Squamish Valley wildfire holding steady but twice the size of original estimate
More accurate GPS measuring now puts the estimated size of the fire at 203 hectares
The Magee Road wildfire in the Squamish Valley is now burning over 203 hectares, more than double the size of the 100 hectares estimated by the B.C. Wildfire Service Thursday.
But officials say it's important to note the the fire hasn't actually grown in size, rather they've been able to get a more accurate measure of it.
"[The change] is not due to the fire growing overnight," said Coastal Fire information officer Marg Drysdale. "We were able to get crews to do a GPS tracking on the ground."
Drysdale says the forecast calling for cooler temperatures and less wind is good news for those battling the flames burning 15 kilometres northwest of Squamish.
"The light to moderate winds and the relative humidity is favourable, so crews are confident they can get some good work done," she said.

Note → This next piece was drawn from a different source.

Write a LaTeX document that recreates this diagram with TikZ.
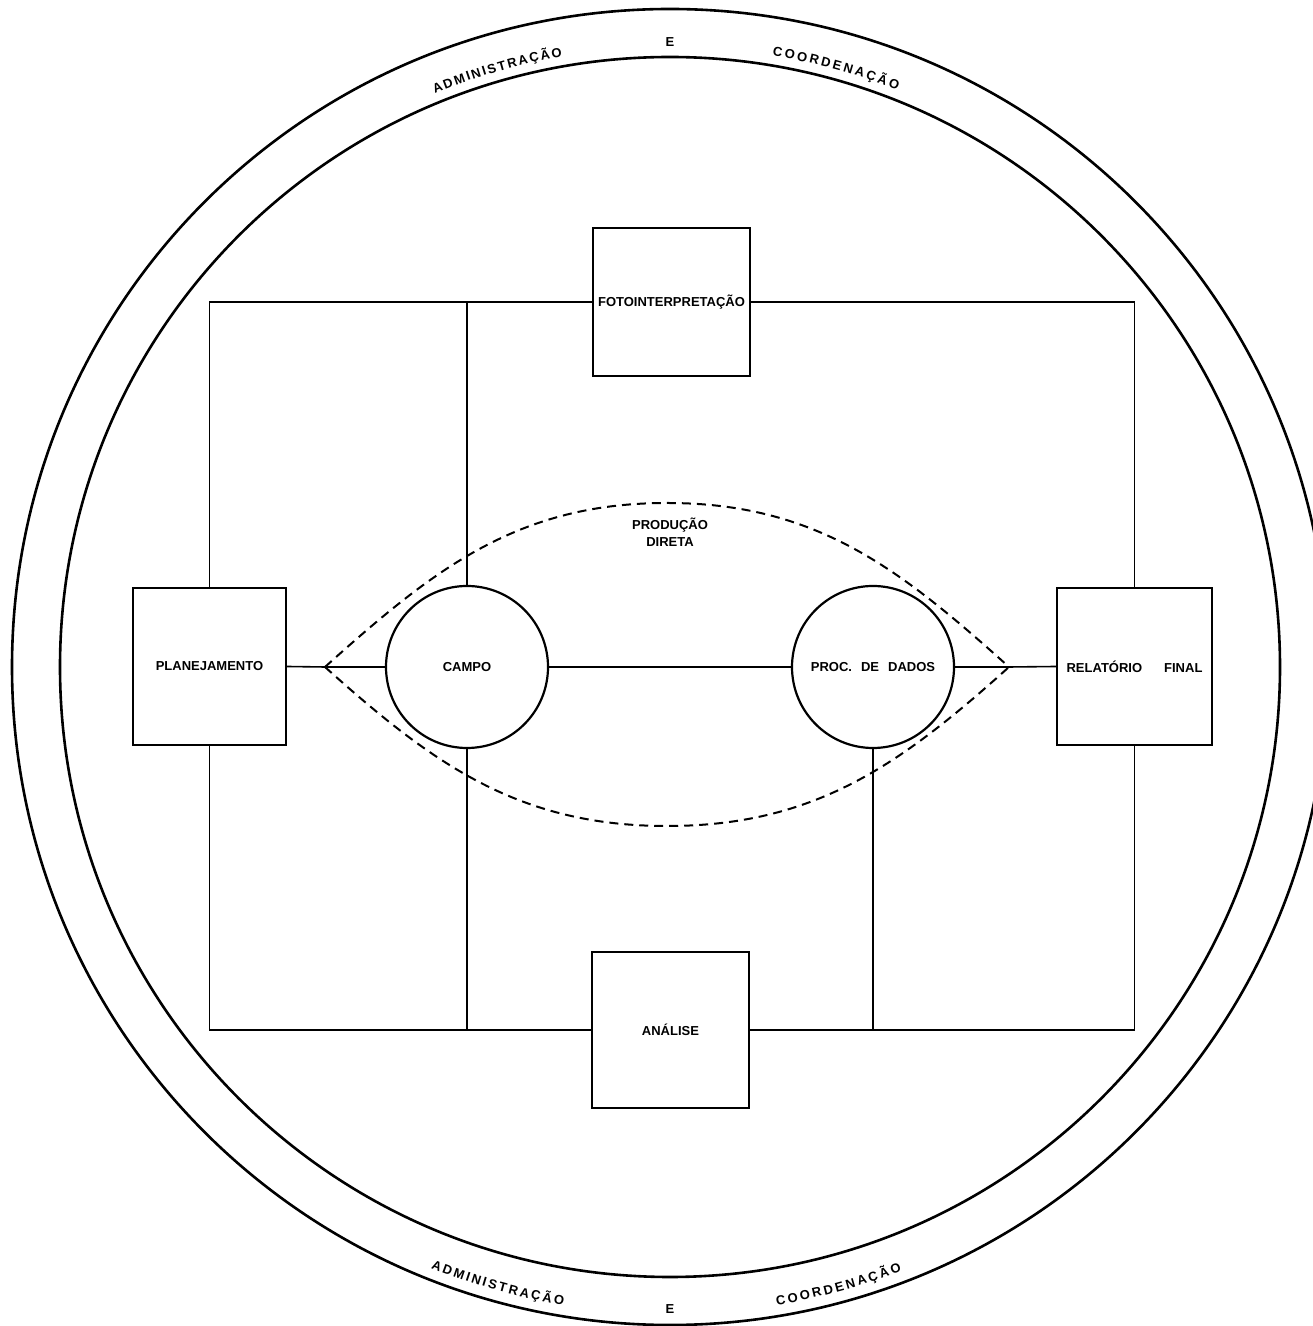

The deployment of bodies and resources is now up to 46 firefighters, four helicopters and three excavators.
In addition, two structure protection units equipped with specialized sprinklers are on standby to safeguard any homes or building in jeopardy of catching fire.
And two danger tree fallers are working with BC Hydro crews to help restore power to the area and clear trees for fire suppression.
Drysdale said a checkpoint has been set up at the 12 kilometre mark of the Squamish Valley Road and no unauthorized vehicles will be allowed through.
"We want people to be aware that unless you have a specific reason that has been approved, you are not getting past that checkpoint," she said
As of Thursday evening, the fire was being held at the snowline on a ridge separating Squamish Valley from Paradise Valley, according to an update from the District of Squamish. A local state of emergency remains in effect.
An estimated 30 people have been evacuated to Squamish and others remain on evacuation alert.
Squamish Valley resident Toni Kerekes told CBC she had seen four homes that had burned down as she was evacuating five horses from her property.
Officials believe the fire was human caused, possibly by a slash pile burn that got out of control.
Drysdale says it's a good time to remind people of the provincewide open burn ban that came into effect April 16.
As well, she says, people should go to the Firesmartbc.ca website to learn what they can do to fireproof their property.